There are more than a few familiar faces among the non-incumbents who have filed to run in next year’s city council races in Tampa.
Julie Jenkins, Joe Citro, Guido Maniscalco and Susan Long are all back around this cycle after losing their respective bids for office in 2011.
One of the freshest personalities on the scene is University of Tampa student Tyler Barrett, who is running in the District 4 South Tampa race against incumbent Harry Cohen and businessman Kent King.
In an interview conducted last week at the South Howard Avenue Starbucks, Barrett, a 23-year-old double major in history and government and world affairs, said he hadn’t seriously considered a run for office until a month or so before the midterm elections this past fall. But he said he talked to people in the community for a “long, long time,” who felt that their voices aren’t being heard at City Hall and believe a community activist is the best person in the job. “And that’s who I am,” he proudly declares, embracing the term that many Republicans have used as an epithet against our current president, who served for years as a community activist in Chicago in his trajectory to the White House.
He does have political experience, having worked on Nan Rich’s campaign for governor this year, Barack Obama’s effort in 2012, and on Pat Kemp’s run for Hillsborough County Commission this fall.
Barrett lists transportation, the homeless, the environment and public transportation as some of his key issues on the home page of his website, Tyler4Tampa.com. Though he is undoubtedly passionate about those issues, at times his responses come off sometimes more as platitudes than concrete ways to deal with the issues that have been ongoing in the city for years.
For example, here’s his take on the homeless:
“I think homeless people are being pushed to find shelter in abandoned buildings and abandoned houses, and of course with homelessness comes an increased crime rate, and that’s a pattern you see all around the country, not just in Tampa.”
Homelessness, and specifically a proposed ban on panhandling ordinance, was one of the dominant issues of the 2011 municipal election in Tampa. The City Council passed a partial ban on panhandling in 2011, and followed up with two more ordinances in 2013, including one that would allow police officers to arrest someone they see sleeping in public or “storing personal property in public.” But it called for the police to give the homeless the option of going to shelter or jail, after they had been cited three times for aggressive panhandling in downtown, Ybor City and West Tampa.
“I don’t think that’s something that we should put off to our Police Department,” Barrett says, chastising Cohen for supporting the ordinance. “I don’t think that’s beneficial. I think that just adds to the stress of the entire situation.”

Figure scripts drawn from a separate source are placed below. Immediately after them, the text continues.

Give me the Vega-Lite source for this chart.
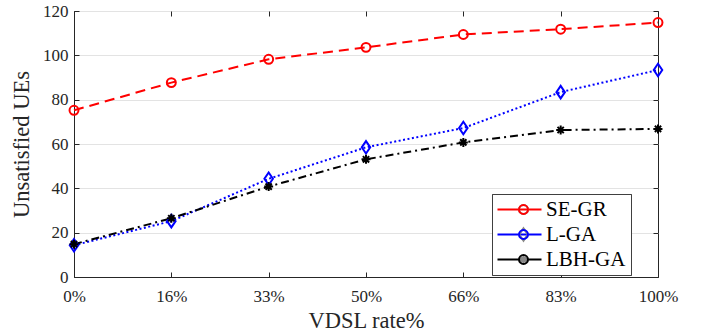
{
  "$schema": "https://vega.github.io/schema/vega-lite/v6.json",
  "width": 584,
  "height": 266,
  "autosize": {"type": "none"},
  "padding": {"left": 74, "top": 11, "right": 48, "bottom": 58},
  "background": "white",
  "config": {
    "font": "Liberation Serif",
    "view": {"stroke": "#262626", "strokeWidth": 1},
    "style": {
      "guide-label": {"font": "Liberation Serif"},
      "guide-title": {"font": "Liberation Serif"}
    },
    "axis": {
      "domainColor": "#262626",
      "tickColor": "#262626",
      "labelColor": "#262626",
      "titleColor": "#262626",
      "labelFont": "Liberation Serif",
      "titleFont": "Liberation Serif",
      "labelFontSize": 17,
      "titleFontSize": 22.5,
      "titleFontWeight": "normal",
      "gridColor": "#e3e3e3",
      "gridWidth": 1,
      "tickSize": -5,
      "domainWidth": 1
    }
  },
  "data": {
    "values": [
      {"rate": "0%", "series": "SE-GR", "name": "SE-GR", "value": 75.2},
      {"rate": "16%", "series": "SE-GR", "name": "SE-GR", "value": 87.7},
      {"rate": "33%", "series": "SE-GR", "name": "SE-GR", "value": 98.2},
      {"rate": "50%", "series": "SE-GR", "name": "SE-GR", "value": 103.6},
      {"rate": "66%", "series": "SE-GR", "name": "SE-GR", "value": 109.4},
      {"rate": "83%", "series": "SE-GR", "name": "SE-GR", "value": 111.8},
      {"rate": "100%", "series": "SE-GR", "name": "SE-GR", "value": 114.8},
      {"rate": "0%", "series": "L-GA", "name": "L-GA", "value": 14.3},
      {"rate": "16%", "series": "L-GA", "name": "L-GA", "value": 25.2},
      {"rate": "33%", "series": "L-GA", "name": "L-GA", "value": 44.3},
      {"rate": "50%", "series": "L-GA", "name": "L-GA", "value": 58.5},
      {"rate": "66%", "series": "L-GA", "name": "L-GA", "value": 67.2},
      {"rate": "83%", "series": "L-GA", "name": "L-GA", "value": 83.4},
      {"rate": "100%", "series": "L-GA", "name": "L-GA", "value": 93.4},
      {"rate": "0%", "series": "LBH-GA", "name": "LBH-GA", "value": 14.8},
      {"rate": "16%", "series": "LBH-GA", "name": "LBH-GA", "value": 26.5},
      {"rate": "33%", "series": "LBH-GA", "name": "LBH-GA", "value": 40.8},
      {"rate": "50%", "series": "LBH-GA", "name": "LBH-GA", "value": 53.1},
      {"rate": "66%", "series": "LBH-GA", "name": "LBH-GA", "value": 60.7},
      {"rate": "83%", "series": "LBH-GA", "name": "LBH-GA", "value": 66.3},
      {"rate": "100%", "series": "LBH-GA", "name": "LBH-GA", "value": 66.8}
    ]
  },
  "layer": [
    {
      "mark": {"type": "line", "strokeWidth": 2},
      "encoding": {
        "x": {
          "field": "rate", "type": "ordinal",
          "sort": ["0%", "16%", "33%", "50%", "66%", "83%", "100%"],
          "scale": {"type": "point", "padding": 0},
          "axis": {"orient": "bottom", "title": "VDSL rate%", "labelAngle": 0, "grid": false, "labelPadding": 16, "titlePadding": 5, "labelFont": "Liberation Serif", "titleFont": "Liberation Serif"}
        },
        "y": {
          "field": "value", "type": "quantitative",
          "scale": {"domain": [0, 120], "nice": false},
          "axis": {"orient": "left", "title": "Unsatisfied UEs", "values": [0, 20, 40, 60, 80, 100, 120], "grid": true, "labelPadding": 11, "titlePadding": 9, "labelFont": "Liberation Serif", "titleFont": "Liberation Serif"}
        },
        "color": {
          "field": "series", "type": "nominal",
          "sort": ["SE-GR", "L-GA", "LBH-GA"],
          "scale": {"range": ["#ff0000", "#0000ff", "#000000"]},
          "legend": {"orient": "none", "legendX": 418, "legendY": 183, "title": null, "symbolType": "M-2.5,0H2.5", "symbolSize": 310, "symbolOffset": 12, "symbolStrokeWidth": 2, "labelFont": "Liberation Serif", "labelFontSize": 21, "labelColor": "#000000", "labelOffset": 16, "padding": 5, "rowPadding": 3, "strokeColor": "#404040", "fillColor": "white", "zindex": 0}
        },
        "strokeDash": {
          "field": "series", "type": "nominal",
          "sort": ["SE-GR", "L-GA", "LBH-GA"],
          "scale": {"range": [[10, 6], [2, 2.5], [8, 4, 2, 4]]},
          "legend": {"orient": "none", "legendX": 418, "legendY": 183, "title": null, "symbolType": "M-2.5,0H2.5", "symbolSize": 310, "symbolOffset": 12, "symbolStrokeWidth": 2, "labelFont": "Liberation Serif", "labelFontSize": 21, "labelColor": "#000000", "labelOffset": 16, "padding": 5, "rowPadding": 3, "strokeColor": "#404040", "fillColor": "white", "zindex": 0}
        }
      }
    },
    {
      "mark": {"type": "point", "filled": false, "strokeWidth": 2, "size": 80, "opacity": 1},
      "encoding": {
        "x": {
          "field": "rate", "type": "ordinal",
          "sort": ["0%", "16%", "33%", "50%", "66%", "83%", "100%"],
          "axis": {"orient": "top", "title": null, "labels": false, "grid": false, "domain": false}
        },
        "y": {
          "field": "value", "type": "quantitative",
          "axis": {"orient": "right", "title": null, "labels": false, "grid": false, "domain": false, "values": [0, 20, 40, 60, 80, 100, 120]}
        },
        "color": {
          "field": "name", "type": "nominal",
          "sort": ["SE-GR", "L-GA", "LBH-GA"],
          "scale": {"range": ["#ff0000", "#0000ff", "#000000"]},
          "legend": {"orient": "none", "legendX": 434, "legendY": 183, "title": null, "symbolSize": 80, "symbolStrokeWidth": 2, "symbolFillColor": "transparent", "labelExpr": "' '", "labelFont": "Liberation Serif", "labelFontSize": 21, "padding": 5, "rowPadding": 3, "zindex": 1}
        },
        "shape": {
          "field": "name", "type": "nominal",
          "sort": ["SE-GR", "L-GA", "LBH-GA"],
          "scale": {"range": ["circle", "M0,-1.4L0.95,0L0,1.4L-0.95,0Z", "M-1,0H1M0,-1V1M-0.7,-0.7L0.7,0.7M-0.7,0.7L0.7,-0.7"]},
          "legend": {"orient": "none", "legendX": 434, "legendY": 183, "title": null, "symbolSize": 80, "symbolStrokeWidth": 2, "symbolFillColor": "transparent", "labelExpr": "' '", "labelFont": "Liberation Serif", "labelFontSize": 21, "padding": 5, "rowPadding": 3, "zindex": 1}
        }
      }
    }
  ],
  "resolve": {
    "scale": {"color": "independent"},
    "axis": {"x": "independent", "y": "independent"},
    "legend": {"color": "independent"}
  }
}
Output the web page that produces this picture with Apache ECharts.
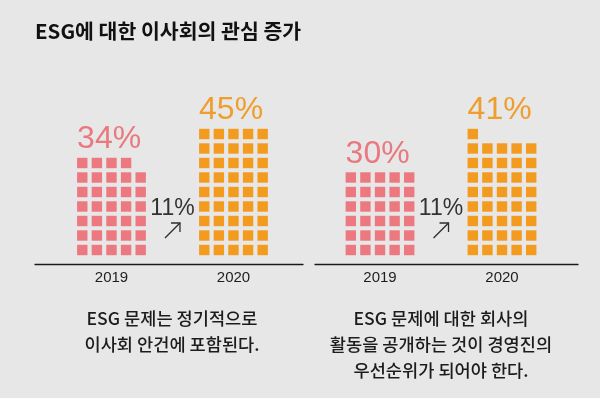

Regarding transportation, and specifically a potential tax referendum on the 2016 ballot in Hillsborough County on transit, Barrett admits he’s still coming to speed on the issue, and isn’t ready to commit to answer. But he says that he doesn’t like the idea of promoting mass transit as a vehicle for job creation. “I don’t think that’s necessarily the focus,” he says.”I think we would all like to see something go from Tampa to St. Petersburg, but what we need is something to get us from the airport to downtown Tampa and from downtown to Westshore.” He’s critical of what he says is limited bus service in the city. “I think the first step is getting our community leaders and elected officials on that wave length.”
The Jackson, Mississippi native says he “loves everything about” Tampa, but believes there’s plenty of room for improvement. “We’re not quite there yet,” he says about the city’s shortcomings regarding transit and helping the homeless. But he says that’s less reflective of the people and more on the elected officials. “I mean, we call upon the community for their opinions and we allow people to voice their opinions, but people are still feeling like they’re not being heard.” That’s the sentiment he says he hears from the men and women in District 4 who he’s been speaking to while canvassing neighborhoods.
Having just started up his campaign in October, Barrett’s fundraising totals are relatively meager at the moment (just a few hundred dollars in the war chest), and is being dwarfed by Cohen’s $77,000 in contributions. The other candidate in the race, Kent King, has raised $36,000.
“I think it’s safe to say that the money battle is between Cohen and King for sure,” Barrett acknowledges. Though he says he comes from the grassroots, he also realizes he’ll need money to get his message out. “But our focus is focusing on the voters first and finding out what their needs are and listening to those needs.” That’s what he’s doing a lot of these days: listening to the opinions of people who he encounters while knocking on doors.
I’m not a typical politician, clearly,” he enumerates. “But I’m an honest and genuine person. And I’m reaching out to the community to hear what their needs are. That’s my primary concern and that’s where my focus is right now.”
The primary election is on March 3, 2015.